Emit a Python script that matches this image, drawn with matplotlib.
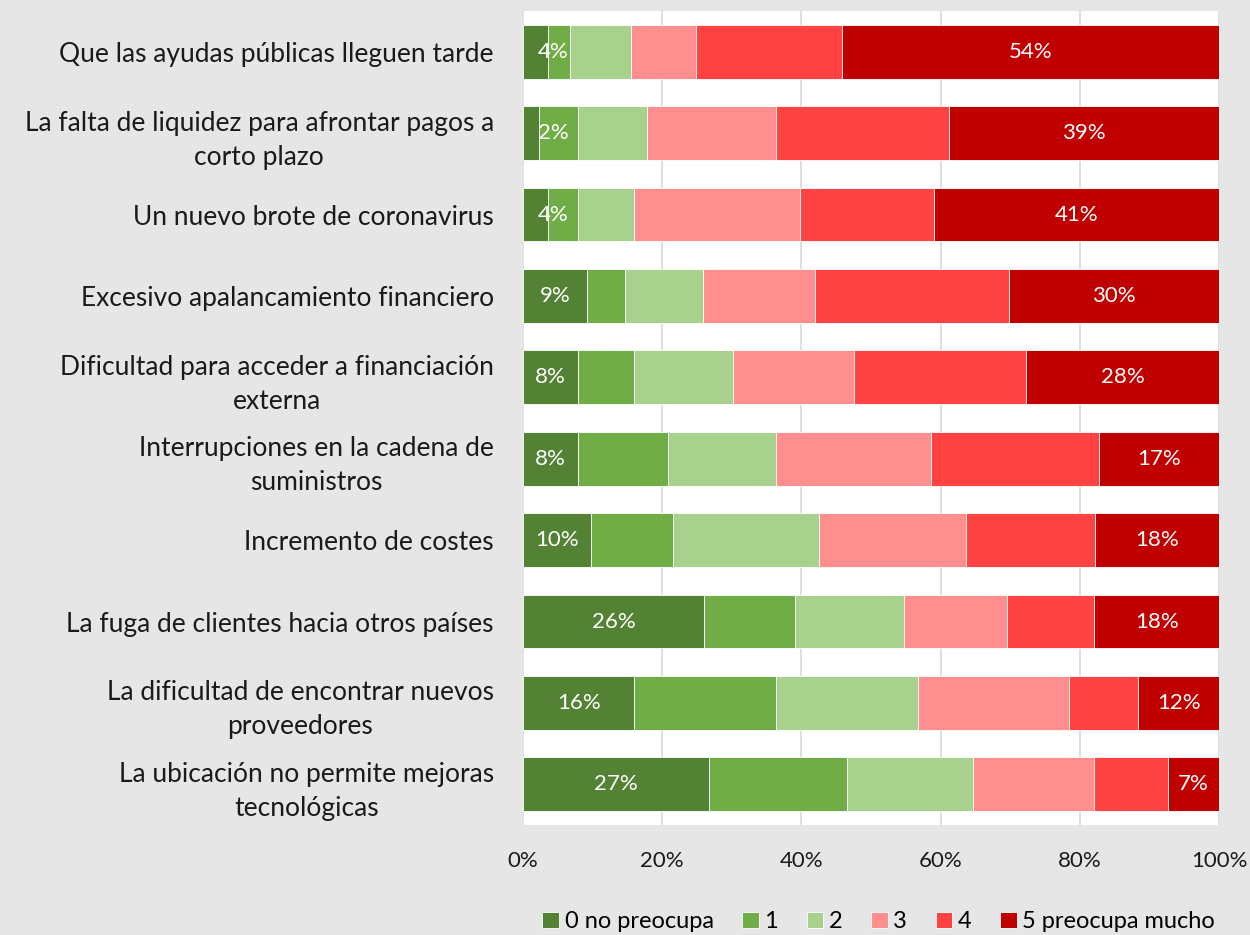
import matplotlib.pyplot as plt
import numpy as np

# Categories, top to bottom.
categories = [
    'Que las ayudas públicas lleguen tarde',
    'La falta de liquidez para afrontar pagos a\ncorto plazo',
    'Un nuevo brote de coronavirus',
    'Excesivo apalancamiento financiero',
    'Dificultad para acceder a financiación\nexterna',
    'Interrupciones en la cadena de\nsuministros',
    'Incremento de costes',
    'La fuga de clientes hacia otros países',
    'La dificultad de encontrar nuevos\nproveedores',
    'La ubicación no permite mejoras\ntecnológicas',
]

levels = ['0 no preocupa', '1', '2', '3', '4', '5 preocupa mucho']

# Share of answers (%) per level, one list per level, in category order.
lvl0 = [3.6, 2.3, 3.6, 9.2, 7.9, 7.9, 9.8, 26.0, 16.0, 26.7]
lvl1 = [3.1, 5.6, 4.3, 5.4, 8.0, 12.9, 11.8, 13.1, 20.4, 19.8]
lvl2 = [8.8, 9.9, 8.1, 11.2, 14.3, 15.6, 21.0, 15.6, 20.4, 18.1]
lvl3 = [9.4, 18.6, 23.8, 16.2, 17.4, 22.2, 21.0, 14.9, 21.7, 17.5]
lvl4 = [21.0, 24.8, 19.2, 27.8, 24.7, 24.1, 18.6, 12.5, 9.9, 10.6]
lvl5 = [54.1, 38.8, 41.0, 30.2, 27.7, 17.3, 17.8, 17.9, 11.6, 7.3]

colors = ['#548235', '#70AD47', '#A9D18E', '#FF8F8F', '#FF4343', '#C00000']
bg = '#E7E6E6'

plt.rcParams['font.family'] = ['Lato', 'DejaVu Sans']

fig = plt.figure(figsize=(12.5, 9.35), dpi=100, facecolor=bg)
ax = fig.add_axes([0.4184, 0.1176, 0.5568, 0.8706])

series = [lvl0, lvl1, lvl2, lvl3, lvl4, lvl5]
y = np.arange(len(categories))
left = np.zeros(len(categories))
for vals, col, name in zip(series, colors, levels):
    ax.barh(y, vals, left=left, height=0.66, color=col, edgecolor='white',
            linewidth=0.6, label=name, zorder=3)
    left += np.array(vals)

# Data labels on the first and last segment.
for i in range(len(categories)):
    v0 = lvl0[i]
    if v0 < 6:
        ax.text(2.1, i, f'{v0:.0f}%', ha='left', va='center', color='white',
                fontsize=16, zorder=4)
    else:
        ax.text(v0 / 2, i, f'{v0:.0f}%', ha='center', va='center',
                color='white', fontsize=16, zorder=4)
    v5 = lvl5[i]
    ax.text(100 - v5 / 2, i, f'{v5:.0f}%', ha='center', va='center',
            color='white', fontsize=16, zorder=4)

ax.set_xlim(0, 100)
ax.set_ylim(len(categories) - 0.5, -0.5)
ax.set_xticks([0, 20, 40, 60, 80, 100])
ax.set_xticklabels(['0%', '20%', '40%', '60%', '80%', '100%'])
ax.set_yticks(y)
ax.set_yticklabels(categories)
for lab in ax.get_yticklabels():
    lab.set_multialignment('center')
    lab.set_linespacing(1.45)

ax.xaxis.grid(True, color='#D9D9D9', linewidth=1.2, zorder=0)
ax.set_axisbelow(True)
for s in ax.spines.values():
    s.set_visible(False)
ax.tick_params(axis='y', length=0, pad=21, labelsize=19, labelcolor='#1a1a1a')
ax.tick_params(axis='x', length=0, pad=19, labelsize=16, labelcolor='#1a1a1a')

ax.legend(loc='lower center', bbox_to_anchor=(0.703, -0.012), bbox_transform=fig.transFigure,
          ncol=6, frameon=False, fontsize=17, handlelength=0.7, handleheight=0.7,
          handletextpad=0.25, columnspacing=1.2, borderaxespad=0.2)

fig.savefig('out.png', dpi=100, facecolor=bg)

Given exercise
Every line of the data above should be quoted exactly. Omit the pictures.

Worked answer
Emit a Python script that matches this image, drawn with matplotlib.
import matplotlib.pyplot as plt
import numpy as np

# Categories, top to bottom.
categories = [
    'Que las ayudas públicas lleguen tarde',
    'La falta de liquidez para afrontar pagos a\ncorto plazo',
    'Un nuevo brote de coronavirus',
    'Excesivo apalancamiento financiero',
    'Dificultad para acceder a financiación\nexterna',
    'Interrupciones en la cadena de\nsuministros',
    'Incremento de costes',
    'La fuga de clientes hacia otros países',
    'La dificultad de encontrar nuevos\nproveedores',
    'La ubicación no permite mejoras\ntecnológicas',
]

levels = ['0 no preocupa', '1', '2', '3', '4', '5 preocupa mucho']

# Share of answers (%) per level, one list per level, in category order.
lvl0 = [3.6, 2.3, 3.6, 9.2, 7.9, 7.9, 9.8, 26.0, 16.0, 26.7]
lvl1 = [3.1, 5.6, 4.3, 5.4, 8.0, 12.9, 11.8, 13.1, 20.4, 19.8]
lvl2 = [8.8, 9.9, 8.1, 11.2, 14.3, 15.6, 21.0, 15.6, 20.4, 18.1]
lvl3 = [9.4, 18.6, 23.8, 16.2, 17.4, 22.2, 21.0, 14.9, 21.7, 17.5]
lvl4 = [21.0, 24.8, 19.2, 27.8, 24.7, 24.1, 18.6, 12.5, 9.9, 10.6]
lvl5 = [54.1, 38.8, 41.0, 30.2, 27.7, 17.3, 17.8, 17.9, 11.6, 7.3]

colors = ['#548235', '#70AD47', '#A9D18E', '#FF8F8F', '#FF4343', '#C00000']
bg = '#E7E6E6'

plt.rcParams['font.family'] = ['Lato', 'DejaVu Sans']

fig = plt.figure(figsize=(12.5, 9.35), dpi=100, facecolor=bg)
ax = fig.add_axes([0.4184, 0.1176, 0.5568, 0.8706])

series = [lvl0, lvl1, lvl2, lvl3, lvl4, lvl5]
y = np.arange(len(categories))
left = np.zeros(len(categories))
for vals, col, name in zip(series, colors, levels):
    ax.barh(y, vals, left=left, height=0.66, color=col, edgecolor='white',
            linewidth=0.6, label=name, zorder=3)
    left += np.array(vals)

# Data labels on the first and last segment.
for i in range(len(categories)):
    v0 = lvl0[i]
    if v0 < 6:
        ax.text(2.1, i, f'{v0:.0f}%', ha='left', va='center', color='white',
                fontsize=16, zorder=4)
    else:
        ax.text(v0 / 2, i, f'{v0:.0f}%', ha='center', va='center',
                color='white', fontsize=16, zorder=4)
    v5 = lvl5[i]
    ax.text(100 - v5 / 2, i, f'{v5:.0f}%', ha='center', va='center',
            color='white', fontsize=16, zorder=4)

ax.set_xlim(0, 100)
ax.set_ylim(len(categories) - 0.5, -0.5)
ax.set_xticks([0, 20, 40, 60, 80, 100])
ax.set_xticklabels(['0%', '20%', '40%', '60%', '80%', '100%'])
ax.set_yticks(y)
ax.set_yticklabels(categories)
for lab in ax.get_yticklabels():
    lab.set_multialignment('center')
    lab.set_linespacing(1.45)

ax.xaxis.grid(True, color='#D9D9D9', linewidth=1.2, zorder=0)
ax.set_axisbelow(True)
for s in ax.spines.values():
    s.set_visible(False)
ax.tick_params(axis='y', length=0, pad=21, labelsize=19, labelcolor='#1a1a1a')
ax.tick_params(axis='x', length=0, pad=19, labelsize=16, labelcolor='#1a1a1a')

ax.legend(loc='lower center', bbox_to_anchor=(0.703, -0.012), bbox_transform=fig.transFigure,
          ncol=6, frameon=False, fontsize=17, handlelength=0.7, handleheight=0.7,
          handletextpad=0.25, columnspacing=1.2, borderaxespad=0.2)

fig.savefig('out.png', dpi=100, facecolor=bg)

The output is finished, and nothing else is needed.